Requirements: Quote the whole listing word for word. Do not include the pictures.

>> Start Given material

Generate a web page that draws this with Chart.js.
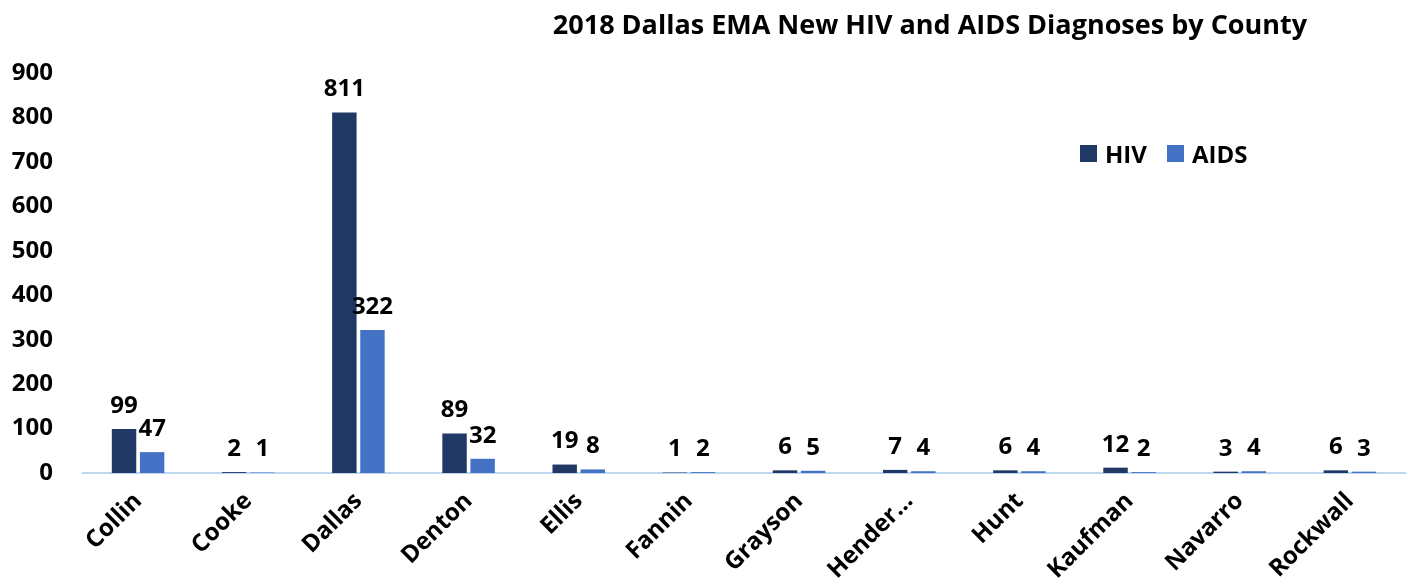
<!DOCTYPE html>
<html>
<head>
<meta charset="utf-8">
<script src="https://cdn.jsdelivr.net/npm/chart.js@4/dist/chart.umd.min.js"></script>
<style>
    html, body { margin: 0; padding: 0; background: #fff; }
    #wrap { position: relative; width: 1408px; height: 586px; }
    #title {
        position: absolute; left: 452px; right: 0; top: 5px;
        text-align: center; font: bold 27px "Open Sans", sans-serif; color: #000;
    }
    #legend {
        position: absolute; left: 1080px; top: 137px;
        display: flex; gap: 20px; font: bold 24px "Open Sans", sans-serif;
    }
    #legend span.item { display: flex; align-items: center; gap: 8px; }
    #legend span.box { width: 17px; height: 17px; display: inline-block; }
    canvas { position: absolute; left: 0; top: 0; }
</style>
</head>
<body>
<div id="wrap">
    <canvas id="countyChart" width="1408" height="586"></canvas>
    <div id="title">2018 Dallas EMA New HIV and AIDS Diagnoses by County</div>
    <div id="legend"></div>
</div>
<script>
// 카운티 목록 및 시리즈 값
const counties = ['Collin', 'Cooke', 'Dallas', 'Denton', 'Ellis', 'Fannin', 'Grayson', 'Hender…', 'Hunt', 'Kaufman', 'Navarro', 'Rockwall'];
const hivValues = [99, 2, 811, 89, 19, 1, 6, 7, 6, 12, 3, 6];
const aidsValues = [47, 1, 322, 32, 8, 2, 5, 4, 4, 2, 4, 3];
const yTicks = [0, 100, 200, 300, 400, 500, 600, 700, 800, 900];

const seriesNames = ['HIV', 'AIDS'];
const seriesColors = ['#203864', '#4472C4'];
const FONT = '"Open Sans", sans-serif';

// 막대 위 값 표시 플러그인
const valueLabels = {
    id: 'valueLabels',
    afterDatasetsDraw(chart) {
        const ctx = chart.ctx;
        ctx.save();
        ctx.font = 'bold 24px ' + FONT;
        ctx.fillStyle = '#000';
        ctx.textAlign = 'center';
        ctx.textBaseline = 'bottom';
        chart.data.datasets.forEach((ds, i) => {
            chart.getDatasetMeta(i).data.forEach((bar, j) => {
                ctx.fillText(String(ds.data[j]), bar.x, bar.y - 11);
            });
        });
        ctx.restore();
    }
};

new Chart(document.getElementById('countyChart'), {
    type: 'bar',
    data: {
        labels: counties,
        datasets: [
            { label: seriesNames[0], data: hivValues, backgroundColor: seriesColors[0] },
            { label: seriesNames[1], data: aidsValues, backgroundColor: seriesColors[1] }
        ]
    },
    options: {
        responsive: false,
        animation: false,
        layout: { padding: { top: 73, right: 3 } },
        datasets: { bar: { categoryPercentage: 0.51, barPercentage: 0.87 } },
        plugins: { legend: { display: false }, title: { display: false }, tooltip: { enabled: false } },
        scales: {
            x: {
                grid: { display: false, drawTicks: false },
                border: { display: true, color: '#BDD7EE', width: 2 },
                ticks: {
                    color: '#000', font: { family: FONT, size: 24, weight: 'bold' },
                    maxRotation: 45, minRotation: 45, padding: 14, autoSkip: false
                },
                afterFit(scale) { scale.height = 113; }
            },
            y: {
                min: 0, max: 900,
                grid: { display: false, drawTicks: false },
                border: { display: false },
                afterBuildTicks(scale) { scale.ticks = yTicks.map(v => ({ value: v })); },
                ticks: { color: '#000', font: { family: FONT, size: 24, weight: 'bold' }, padding: 30 },
                afterFit(scale) { scale.width = 83; }
            }
        }
    },
    plugins: [valueLabels]
});

// 범례
const legendEl = document.getElementById('legend');
seriesNames.forEach((name, i) => {
    legendEl.insertAdjacentHTML('beforeend',
        `<span class="item"><span class="box" style="background:${seriesColors[i]}"></span>${name}</span>`);
});
</script>
</body>
</html>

>> End Given material

Answer for this exercise:
Generate a web page that draws this with Chart.js.
<!DOCTYPE html>
<html>
<head>
<meta charset="utf-8">
<script src="https://cdn.jsdelivr.net/npm/chart.js@4/dist/chart.umd.min.js"></script>
<style>
    html, body { margin: 0; padding: 0; background: #fff; }
    #wrap { position: relative; width: 1408px; height: 586px; }
    #title {
        position: absolute; left: 452px; right: 0; top: 5px;
        text-align: center; font: bold 27px "Open Sans", sans-serif; color: #000;
    }
    #legend {
        position: absolute; left: 1080px; top: 137px;
        display: flex; gap: 20px; font: bold 24px "Open Sans", sans-serif;
    }
    #legend span.item { display: flex; align-items: center; gap: 8px; }
    #legend span.box { width: 17px; height: 17px; display: inline-block; }
    canvas { position: absolute; left: 0; top: 0; }
</style>
</head>
<body>
<div id="wrap">
    <canvas id="countyChart" width="1408" height="586"></canvas>
    <div id="title">2018 Dallas EMA New HIV and AIDS Diagnoses by County</div>
    <div id="legend"></div>
</div>
<script>
// 카운티 목록 및 시리즈 값
const counties = ['Collin', 'Cooke', 'Dallas', 'Denton', 'Ellis', 'Fannin', 'Grayson', 'Hender…', 'Hunt', 'Kaufman', 'Navarro', 'Rockwall'];
const hivValues = [99, 2, 811, 89, 19, 1, 6, 7, 6, 12, 3, 6];
const aidsValues = [47, 1, 322, 32, 8, 2, 5, 4, 4, 2, 4, 3];
const yTicks = [0, 100, 200, 300, 400, 500, 600, 700, 800, 900];

const seriesNames = ['HIV', 'AIDS'];
const seriesColors = ['#203864', '#4472C4'];
const FONT = '"Open Sans", sans-serif';

// 막대 위 값 표시 플러그인
const valueLabels = {
    id: 'valueLabels',
    afterDatasetsDraw(chart) {
        const ctx = chart.ctx;
        ctx.save();
        ctx.font = 'bold 24px ' + FONT;
        ctx.fillStyle = '#000';
        ctx.textAlign = 'center';
        ctx.textBaseline = 'bottom';
        chart.data.datasets.forEach((ds, i) => {
            chart.getDatasetMeta(i).data.forEach((bar, j) => {
                ctx.fillText(String(ds.data[j]), bar.x, bar.y - 11);
            });
        });
        ctx.restore();
    }
};

new Chart(document.getElementById('countyChart'), {
    type: 'bar',
    data: {
        labels: counties,
        datasets: [
            { label: seriesNames[0], data: hivValues, backgroundColor: seriesColors[0] },
            { label: seriesNames[1], data: aidsValues, backgroundColor: seriesColors[1] }
        ]
    },
    options: {
        responsive: false,
        animation: false,
        layout: { padding: { top: 73, right: 3 } },
        datasets: { bar: { categoryPercentage: 0.51, barPercentage: 0.87 } },
        plugins: { legend: { display: false }, title: { display: false }, tooltip: { enabled: false } },
        scales: {
            x: {
                grid: { display: false, drawTicks: false },
                border: { display: true, color: '#BDD7EE', width: 2 },
                ticks: {
                    color: '#000', font: { family: FONT, size: 24, weight: 'bold' },
                    maxRotation: 45, minRotation: 45, padding: 14, autoSkip: false
                },
                afterFit(scale) { scale.height = 113; }
            },
            y: {
                min: 0, max: 900,
                grid: { display: false, drawTicks: false },
                border: { display: false },
                afterBuildTicks(scale) { scale.ticks = yTicks.map(v => ({ value: v })); },
                ticks: { color: '#000', font: { family: FONT, size: 24, weight: 'bold' }, padding: 30 },
                afterFit(scale) { scale.width = 83; }
            }
        }
    },
    plugins: [valueLabels]
});

// 범례
const legendEl = document.getElementById('legend');
seriesNames.forEach((name, i) => {
    legendEl.insertAdjacentHTML('beforeend',
        `<span class="item"><span class="box" style="background:${seriesColors[i]}"></span>${name}</span>`);
});
</script>
</body>
</html>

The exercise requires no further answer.